Bentley will cut 275 jobs as the luxury car maker struggles with a sharp drop in profits and increasing pressure from a weakening global market, underscoring the growing strain even at the top end of the auto sector.
The Crewe-based manufacturer confirmed around 6 per cent of its 4,600 staff will be affected as part of what it described as “organizational efficiency measures”, with roles expected to include management, agency and non-manufacturing functions. The cuts will now undergo a consultation process, with the company stressing that it will support affected employees throughout.
The announcement came as Bentley reported a 42 per cent fall in operating profit to £187m, down from £322m last year and well below its peak of £509m in 2023. The downturn reflects a combination of weaker global demand, rising cost pressures and geopolitical uncertainty, all of which are increasingly shaping the outlook for premium car brands.
Vehicle sales also fell: Bentley delivered 10,131 cars last year, a decline of nearly 5 percent, largely due to a decline in key international markets, particularly China. The decline in Chinese demand has become a crucial challenge for luxury manufacturers, many of which have relied heavily on the region for growth over the past decade.
Chief executive Frank-Steffen Walliser acknowledged the scale of the challenge and said the company was forced to “make difficult decisions to ensure the long-term competitiveness of the company”. While he stressed that the cuts were not “panic measures”, he acknowledged that the operating environment remains volatile and there is the possibility of further adjustments if conditions worsen.
Bentley tried to put the profit decline in context by arguing that financial performance would have been broadly at 2024 levels without external pressures, including increased costs related to parent Volkswagen and the impact of U.S. tariffs. Still, the numbers show that even high-margin luxury brands are not immune to broader economic headwinds.
The restructuring comes at a crucial time for the company on its path to electrification. Bentley is nearing completion of a new assembly line at its Crewe headquarters that will support production of its first all-electric vehicle, scheduled for launch in early 2027. The investment marks a critical step in its long-term strategy, although the pace and direction of this transition is changing.
In a remarkable shift, the company has backed away from its previous goal of becoming an all-electric brand within this decade. Instead, the company is pursuing a “more balanced portfolio,” extending the lifespan of combustion and hybrid models in response to renewed customer demand and an overall slowdown in luxury electric vehicle adoption.
This recalibration reflects a broader trend in the premium automotive sector. Manufacturers such as Lamborghini have also delayed or revised their all-electric car strategies, reflecting both consumer reluctance and the practical challenges of deploying high-performance electric models at scale.
Beyond product strategy, Bentley is also operating in an increasingly politicized environment around vehicle size and emissions. Walliser defended the company’s larger models, such as the Bentayga SUV, after criticism from London Mayor Sir Sadiq Khan, who proposed imposing additional taxes on large vehicles, often referred to as “Chelsea tractors”, due to perceived safety risks.
Walliser rejected these claims and described the debate as politically motivated.
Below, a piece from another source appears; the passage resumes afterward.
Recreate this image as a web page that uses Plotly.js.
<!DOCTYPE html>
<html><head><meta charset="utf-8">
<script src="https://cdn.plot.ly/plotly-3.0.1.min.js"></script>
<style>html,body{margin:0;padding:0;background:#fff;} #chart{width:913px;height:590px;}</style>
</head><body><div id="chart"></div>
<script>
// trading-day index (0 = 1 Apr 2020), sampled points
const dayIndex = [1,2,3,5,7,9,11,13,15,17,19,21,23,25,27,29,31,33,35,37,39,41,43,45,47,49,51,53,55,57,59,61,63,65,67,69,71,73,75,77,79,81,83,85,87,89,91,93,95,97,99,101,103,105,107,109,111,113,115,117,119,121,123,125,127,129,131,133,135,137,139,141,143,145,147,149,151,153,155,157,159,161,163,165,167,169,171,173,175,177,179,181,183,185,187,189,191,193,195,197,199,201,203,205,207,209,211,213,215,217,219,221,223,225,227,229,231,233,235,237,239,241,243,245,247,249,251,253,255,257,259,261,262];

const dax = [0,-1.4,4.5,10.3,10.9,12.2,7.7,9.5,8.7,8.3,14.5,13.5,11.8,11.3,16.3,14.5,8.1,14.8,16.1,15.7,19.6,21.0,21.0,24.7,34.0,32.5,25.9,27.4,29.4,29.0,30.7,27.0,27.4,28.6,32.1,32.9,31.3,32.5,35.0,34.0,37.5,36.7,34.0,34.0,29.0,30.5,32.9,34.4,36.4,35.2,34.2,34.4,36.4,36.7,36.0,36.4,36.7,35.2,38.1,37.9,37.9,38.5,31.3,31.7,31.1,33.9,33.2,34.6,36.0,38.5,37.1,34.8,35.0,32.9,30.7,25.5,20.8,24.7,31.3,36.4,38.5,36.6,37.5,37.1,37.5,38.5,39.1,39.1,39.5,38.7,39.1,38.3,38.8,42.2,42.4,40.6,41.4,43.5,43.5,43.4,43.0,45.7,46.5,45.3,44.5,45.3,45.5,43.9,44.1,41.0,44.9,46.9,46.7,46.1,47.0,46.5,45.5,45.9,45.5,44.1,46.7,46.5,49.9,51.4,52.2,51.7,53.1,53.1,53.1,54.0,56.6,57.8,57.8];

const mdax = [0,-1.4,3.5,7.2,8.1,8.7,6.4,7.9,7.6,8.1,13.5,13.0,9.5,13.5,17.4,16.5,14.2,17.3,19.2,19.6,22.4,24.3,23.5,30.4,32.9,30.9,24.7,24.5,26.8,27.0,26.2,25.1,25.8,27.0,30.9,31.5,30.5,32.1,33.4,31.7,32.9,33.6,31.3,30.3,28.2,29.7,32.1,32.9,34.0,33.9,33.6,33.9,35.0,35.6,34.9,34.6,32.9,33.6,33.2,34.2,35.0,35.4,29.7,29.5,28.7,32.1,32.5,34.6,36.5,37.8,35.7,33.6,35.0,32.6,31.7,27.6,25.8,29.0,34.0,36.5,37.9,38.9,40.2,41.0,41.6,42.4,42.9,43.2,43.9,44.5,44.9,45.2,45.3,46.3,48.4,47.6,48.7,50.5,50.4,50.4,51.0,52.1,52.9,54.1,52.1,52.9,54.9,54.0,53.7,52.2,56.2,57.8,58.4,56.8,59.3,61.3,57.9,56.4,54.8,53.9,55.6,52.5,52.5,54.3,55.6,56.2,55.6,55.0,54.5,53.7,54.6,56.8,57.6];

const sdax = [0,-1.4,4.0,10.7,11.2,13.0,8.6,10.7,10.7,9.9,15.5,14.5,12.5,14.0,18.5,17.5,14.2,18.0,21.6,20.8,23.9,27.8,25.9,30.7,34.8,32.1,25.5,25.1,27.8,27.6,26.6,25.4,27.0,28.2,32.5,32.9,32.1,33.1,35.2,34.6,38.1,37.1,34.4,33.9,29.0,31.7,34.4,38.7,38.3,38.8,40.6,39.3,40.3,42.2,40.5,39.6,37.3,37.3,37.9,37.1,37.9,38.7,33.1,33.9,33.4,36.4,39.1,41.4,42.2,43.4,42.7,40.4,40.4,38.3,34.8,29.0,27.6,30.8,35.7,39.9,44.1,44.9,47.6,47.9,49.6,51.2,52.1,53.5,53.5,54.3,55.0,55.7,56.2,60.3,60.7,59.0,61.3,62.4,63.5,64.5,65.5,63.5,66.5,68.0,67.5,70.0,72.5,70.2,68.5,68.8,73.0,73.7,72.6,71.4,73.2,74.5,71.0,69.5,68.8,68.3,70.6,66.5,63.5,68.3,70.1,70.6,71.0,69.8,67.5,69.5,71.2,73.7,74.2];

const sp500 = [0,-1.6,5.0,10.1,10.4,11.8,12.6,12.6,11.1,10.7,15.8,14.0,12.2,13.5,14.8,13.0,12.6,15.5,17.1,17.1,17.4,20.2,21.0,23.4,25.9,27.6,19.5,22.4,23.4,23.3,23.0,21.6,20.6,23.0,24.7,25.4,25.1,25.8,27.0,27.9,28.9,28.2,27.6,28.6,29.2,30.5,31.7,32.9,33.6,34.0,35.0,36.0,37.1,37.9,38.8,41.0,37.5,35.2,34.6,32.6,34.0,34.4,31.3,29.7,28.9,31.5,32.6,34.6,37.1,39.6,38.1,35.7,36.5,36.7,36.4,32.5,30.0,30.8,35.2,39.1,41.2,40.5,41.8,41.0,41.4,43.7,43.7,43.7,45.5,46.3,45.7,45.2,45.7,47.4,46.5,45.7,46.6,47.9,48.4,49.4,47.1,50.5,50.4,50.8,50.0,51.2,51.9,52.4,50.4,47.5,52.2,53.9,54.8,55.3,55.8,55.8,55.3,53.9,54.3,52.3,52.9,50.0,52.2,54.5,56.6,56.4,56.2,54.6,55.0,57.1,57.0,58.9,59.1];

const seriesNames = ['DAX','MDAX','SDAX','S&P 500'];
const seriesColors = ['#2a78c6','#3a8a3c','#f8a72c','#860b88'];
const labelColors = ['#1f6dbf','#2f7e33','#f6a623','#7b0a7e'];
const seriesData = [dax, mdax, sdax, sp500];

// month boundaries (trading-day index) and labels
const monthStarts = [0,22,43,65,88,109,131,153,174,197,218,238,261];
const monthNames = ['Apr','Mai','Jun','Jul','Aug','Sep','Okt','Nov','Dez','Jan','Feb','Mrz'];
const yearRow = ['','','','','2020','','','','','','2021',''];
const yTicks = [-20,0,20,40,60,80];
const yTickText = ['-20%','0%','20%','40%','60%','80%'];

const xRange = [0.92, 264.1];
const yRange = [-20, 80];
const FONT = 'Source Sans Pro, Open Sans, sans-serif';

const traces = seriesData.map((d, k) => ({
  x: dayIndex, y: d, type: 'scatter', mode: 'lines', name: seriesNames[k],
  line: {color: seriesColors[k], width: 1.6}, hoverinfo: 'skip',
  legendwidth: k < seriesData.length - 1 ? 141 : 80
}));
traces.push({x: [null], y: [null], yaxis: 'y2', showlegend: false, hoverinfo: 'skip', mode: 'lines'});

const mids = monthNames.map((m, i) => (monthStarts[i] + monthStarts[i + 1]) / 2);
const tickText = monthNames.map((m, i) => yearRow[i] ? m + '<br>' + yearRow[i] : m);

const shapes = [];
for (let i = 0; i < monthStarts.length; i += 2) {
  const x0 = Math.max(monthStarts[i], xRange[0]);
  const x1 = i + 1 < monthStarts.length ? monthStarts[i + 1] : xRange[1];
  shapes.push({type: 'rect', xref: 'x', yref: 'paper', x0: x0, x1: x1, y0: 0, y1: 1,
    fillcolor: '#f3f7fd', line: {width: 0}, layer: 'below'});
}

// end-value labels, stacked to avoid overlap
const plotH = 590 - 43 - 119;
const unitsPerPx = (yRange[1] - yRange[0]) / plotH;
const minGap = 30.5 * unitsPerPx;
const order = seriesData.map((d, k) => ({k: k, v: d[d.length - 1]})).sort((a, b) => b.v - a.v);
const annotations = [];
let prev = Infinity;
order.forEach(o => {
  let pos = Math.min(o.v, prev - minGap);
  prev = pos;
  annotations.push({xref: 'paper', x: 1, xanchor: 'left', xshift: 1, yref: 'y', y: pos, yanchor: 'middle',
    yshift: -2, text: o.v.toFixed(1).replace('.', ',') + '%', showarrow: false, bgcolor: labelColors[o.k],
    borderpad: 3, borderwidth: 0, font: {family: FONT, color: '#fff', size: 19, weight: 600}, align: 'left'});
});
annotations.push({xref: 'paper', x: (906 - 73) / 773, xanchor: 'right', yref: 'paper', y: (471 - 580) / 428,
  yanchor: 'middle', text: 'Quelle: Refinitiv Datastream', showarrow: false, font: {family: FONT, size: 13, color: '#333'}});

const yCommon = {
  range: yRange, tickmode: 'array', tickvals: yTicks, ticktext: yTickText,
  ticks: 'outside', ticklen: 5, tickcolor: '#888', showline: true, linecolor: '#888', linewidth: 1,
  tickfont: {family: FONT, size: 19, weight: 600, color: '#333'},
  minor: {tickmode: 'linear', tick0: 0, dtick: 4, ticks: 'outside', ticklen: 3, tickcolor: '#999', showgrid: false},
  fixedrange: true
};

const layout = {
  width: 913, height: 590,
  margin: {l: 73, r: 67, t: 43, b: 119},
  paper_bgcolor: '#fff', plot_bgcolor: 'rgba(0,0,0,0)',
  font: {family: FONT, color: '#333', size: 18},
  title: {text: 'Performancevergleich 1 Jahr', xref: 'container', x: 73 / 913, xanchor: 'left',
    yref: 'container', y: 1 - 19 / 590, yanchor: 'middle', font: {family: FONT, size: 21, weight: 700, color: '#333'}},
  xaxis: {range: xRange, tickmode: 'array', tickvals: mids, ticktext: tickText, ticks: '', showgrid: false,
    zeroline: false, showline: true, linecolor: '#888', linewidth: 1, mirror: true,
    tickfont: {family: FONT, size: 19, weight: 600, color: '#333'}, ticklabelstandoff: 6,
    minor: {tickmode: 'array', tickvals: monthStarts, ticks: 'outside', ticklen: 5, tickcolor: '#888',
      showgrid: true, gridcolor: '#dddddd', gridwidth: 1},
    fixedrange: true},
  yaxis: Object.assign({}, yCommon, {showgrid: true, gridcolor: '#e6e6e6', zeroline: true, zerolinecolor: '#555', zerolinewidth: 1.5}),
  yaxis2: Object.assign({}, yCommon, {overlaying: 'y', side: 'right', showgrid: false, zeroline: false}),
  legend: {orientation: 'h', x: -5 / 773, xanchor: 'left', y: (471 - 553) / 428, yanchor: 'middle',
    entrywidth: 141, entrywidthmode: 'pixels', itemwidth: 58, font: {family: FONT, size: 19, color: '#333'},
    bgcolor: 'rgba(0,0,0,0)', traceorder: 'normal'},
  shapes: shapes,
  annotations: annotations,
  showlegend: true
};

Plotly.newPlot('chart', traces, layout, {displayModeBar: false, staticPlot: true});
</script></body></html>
He argued that all vehicles, regardless of size, must meet strict legal standards for pedestrian and cyclist safety.
Despite current pressures, Bentley remains committed to its long-term transformation and positions electrification, product innovation and operational efficiency as key pillars of its future strategy. But recent results and job cuts highlight a more immediate reality: Even the most prestigious automotive brands are being forced to quickly adapt to an increasingly uncertain global market.